Op-ed: Keeping Electoral College is in Connecticut’s interest
Majoritarian extremism is, once again, aiming its proverbial guns at the Electoral College in Hartford, this time through House Bill 5126, which seeks to incorporate a national popular vote to elect the president.
Under the bill, Connecticut would award its seven electoral votes to the candidate who secures the most popular votes nationally. This would be a radical change from our current system, in which Connecticut’s electoral votes are awarded to the candidate who wins the confidence of Connecticut voters.
The Electoral College, more than a national popular vote, produces an accountable president. The Electoral College makes it necessary for presidential candidates to learn the diverse needs, interests, and cultures of different regions and states in America. With a national popular vote, this necessity disappears, and all focus turns toward major population centers in urban areas in big states.
Under a national popular vote, presidential elections would become urban, big-state-centric with no accountability among the candidates to learn the issues that concern suburban, rural, and other lightly populated areas. A definite blow to federalism.
For example, if presidential contenders were to pursue only a national popular vote, Barack Obama in 2012 would have spent most of his time and resources campaigning in California and New York, with Mitt Romney doing the same in Texas and Florida.
If we want to hold presidential candidates accountable, they should continue to court many state majorities rather than one, single, national majority. A single, national majority simply doesn’t reflect the vast and very special diversity found in states like Connecticut. Connecticut is not Tennessee, and Texas certainly is not California. New England is not the Southwest, and so on.
The Constitutional Convention of 1787 voted twice on a national popular vote to elect the president. Both times the idea was decisively rejected. Professor and Author Gary L. Gregg II, in “Securing Democracy: Why We Have an Electoral College,” states:
“The Electoral College also reminds us of an alternative to today’s dominant political ethic, which equates the immediate election of the people – pure and simple majoritarianism – with good government. The Founders held to no such simple and dogmatic formula. They insisted the new government they created be free and rest on the firm foundations of republicanism…”
The Founders feared a single majority electing the president. They feared someone like Mussolini, a charismatic demagogue, who could mesmerize the populace while cloaking a dangerous agenda. This is easy to do with a national popular vote. It’s not so easy with the Electoral College vote, which is based on the individual, popular votes of the 50 states. Gregg continues:
“The Founders realized that there was a tendency in democratic politics, a phenomenon recognized by Plato, for ambitious democratic politicians to resort to inflammatory, dangerous, and divisive rhetoric in order to win votes. And they realized that this was a particularly dangerous possibility with regard to the selection of a single national president.”

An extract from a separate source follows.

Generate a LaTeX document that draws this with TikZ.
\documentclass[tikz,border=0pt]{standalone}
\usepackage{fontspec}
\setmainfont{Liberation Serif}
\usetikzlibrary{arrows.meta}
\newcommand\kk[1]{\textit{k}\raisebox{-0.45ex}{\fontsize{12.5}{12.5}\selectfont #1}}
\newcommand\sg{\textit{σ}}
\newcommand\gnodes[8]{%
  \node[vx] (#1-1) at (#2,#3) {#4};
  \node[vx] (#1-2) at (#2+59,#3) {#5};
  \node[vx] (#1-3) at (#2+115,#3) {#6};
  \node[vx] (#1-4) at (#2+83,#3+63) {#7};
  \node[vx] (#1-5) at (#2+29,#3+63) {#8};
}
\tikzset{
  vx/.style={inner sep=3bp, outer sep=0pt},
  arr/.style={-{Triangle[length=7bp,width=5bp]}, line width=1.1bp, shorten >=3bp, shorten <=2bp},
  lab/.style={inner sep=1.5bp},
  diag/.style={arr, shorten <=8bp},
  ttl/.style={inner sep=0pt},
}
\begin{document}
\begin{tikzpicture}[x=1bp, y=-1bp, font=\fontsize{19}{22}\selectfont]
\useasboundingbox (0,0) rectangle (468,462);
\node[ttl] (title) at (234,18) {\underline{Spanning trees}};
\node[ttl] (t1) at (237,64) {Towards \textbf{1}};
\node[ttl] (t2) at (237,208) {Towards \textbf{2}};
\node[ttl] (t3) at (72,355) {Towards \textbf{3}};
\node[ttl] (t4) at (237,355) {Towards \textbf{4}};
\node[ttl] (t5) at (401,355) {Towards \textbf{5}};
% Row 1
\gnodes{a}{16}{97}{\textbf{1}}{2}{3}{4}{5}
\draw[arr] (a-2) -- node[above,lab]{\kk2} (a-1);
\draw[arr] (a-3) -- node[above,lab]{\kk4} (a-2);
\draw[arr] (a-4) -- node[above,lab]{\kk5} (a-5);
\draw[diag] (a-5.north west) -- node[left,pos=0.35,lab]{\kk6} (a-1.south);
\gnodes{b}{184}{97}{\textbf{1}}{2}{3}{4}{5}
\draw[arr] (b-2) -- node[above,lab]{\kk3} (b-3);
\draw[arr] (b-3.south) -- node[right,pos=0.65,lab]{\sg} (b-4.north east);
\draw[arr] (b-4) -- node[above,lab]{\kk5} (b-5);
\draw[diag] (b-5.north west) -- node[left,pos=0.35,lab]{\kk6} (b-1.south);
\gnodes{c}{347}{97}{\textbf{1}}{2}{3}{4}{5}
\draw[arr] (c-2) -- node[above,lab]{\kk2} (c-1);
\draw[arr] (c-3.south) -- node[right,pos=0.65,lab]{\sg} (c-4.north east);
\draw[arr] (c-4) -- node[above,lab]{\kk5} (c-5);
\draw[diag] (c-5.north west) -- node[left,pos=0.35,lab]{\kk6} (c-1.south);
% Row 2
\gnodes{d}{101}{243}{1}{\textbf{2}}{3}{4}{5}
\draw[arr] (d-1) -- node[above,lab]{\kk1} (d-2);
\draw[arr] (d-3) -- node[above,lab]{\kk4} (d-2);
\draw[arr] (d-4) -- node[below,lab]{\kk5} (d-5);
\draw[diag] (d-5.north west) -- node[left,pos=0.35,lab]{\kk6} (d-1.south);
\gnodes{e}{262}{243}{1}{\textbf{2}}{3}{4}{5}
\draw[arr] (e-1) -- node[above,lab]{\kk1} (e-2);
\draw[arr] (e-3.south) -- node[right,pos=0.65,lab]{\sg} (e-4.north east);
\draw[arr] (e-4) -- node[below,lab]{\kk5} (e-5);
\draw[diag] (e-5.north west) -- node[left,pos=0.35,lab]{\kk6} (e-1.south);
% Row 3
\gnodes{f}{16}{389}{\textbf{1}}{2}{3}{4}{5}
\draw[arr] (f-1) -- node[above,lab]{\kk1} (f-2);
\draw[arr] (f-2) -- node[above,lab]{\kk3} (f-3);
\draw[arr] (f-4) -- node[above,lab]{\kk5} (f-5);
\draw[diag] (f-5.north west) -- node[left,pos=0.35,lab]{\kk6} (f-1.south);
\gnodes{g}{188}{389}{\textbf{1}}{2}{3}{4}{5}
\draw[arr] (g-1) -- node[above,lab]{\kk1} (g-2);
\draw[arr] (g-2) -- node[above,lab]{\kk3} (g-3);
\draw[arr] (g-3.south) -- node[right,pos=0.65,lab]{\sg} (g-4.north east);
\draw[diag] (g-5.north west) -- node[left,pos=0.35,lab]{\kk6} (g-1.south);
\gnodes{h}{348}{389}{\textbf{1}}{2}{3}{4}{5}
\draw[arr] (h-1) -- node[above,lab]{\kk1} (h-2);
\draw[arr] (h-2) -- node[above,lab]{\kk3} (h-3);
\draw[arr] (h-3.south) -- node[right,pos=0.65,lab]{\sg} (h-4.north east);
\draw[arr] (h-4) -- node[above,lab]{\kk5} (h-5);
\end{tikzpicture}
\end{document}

Adolf Hitler not only murdered millions of innocent people and nearly exterminated the Jewish race, but he also was able to convince most of Germany that his actions were necessary and even just. His ability to captivate German citizens through speeches and propaganda was astounding.
One critique of the Electoral College is that states like Connecticut receive little attention from presidential candidates and, as a result, are disenfranchised. Yes, Connecticut is not a battleground state, but that’s because Connecticut voters as a whole have demonstrated they are comfortable with the policy positions and party affiliation of one of the two candidates running for the presidency. When a majority of Connecticut voters are no longer comfortable with one of the two candidates, it will become a battleground state. Conversely, under a national popular vote system, lightly populated states like Connecticut will never be the focus of attention.

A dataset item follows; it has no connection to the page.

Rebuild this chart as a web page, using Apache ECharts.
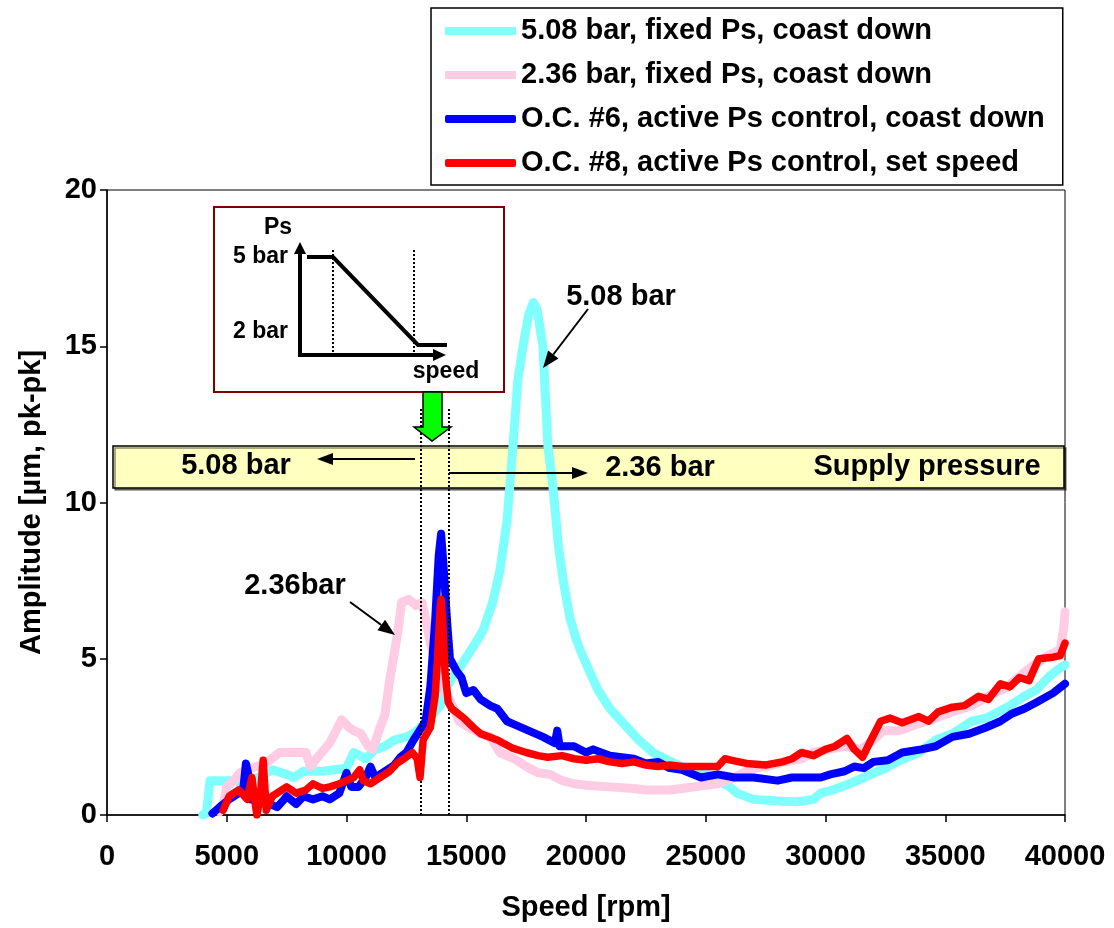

Would you like to discuss “real” disenfranchisement? While presidential candidate George Bush in 2004 won the national popular, his opponent, John Kerry, won Connecticut’s popular vote by almost 11 percentage points. Under the National Popular Vote law currently being proposed in Hartford, Connecticut’s seven Electoral College votes would have gone to Bush. Nothing against our former president, but that’s real disenfranchisement.
Before rushing to change our thoughtfully constructed Electoral College system, legislators in Hartford should take time to understand the purposes behind it and the significant and harmful ramifications of recklessly dismantling it. Candidates for the presidency should remain focused on states, which are closer and more accountable to the people. Only then will the interests and intents of Connecticut voters – and voters across the country – truly be protected.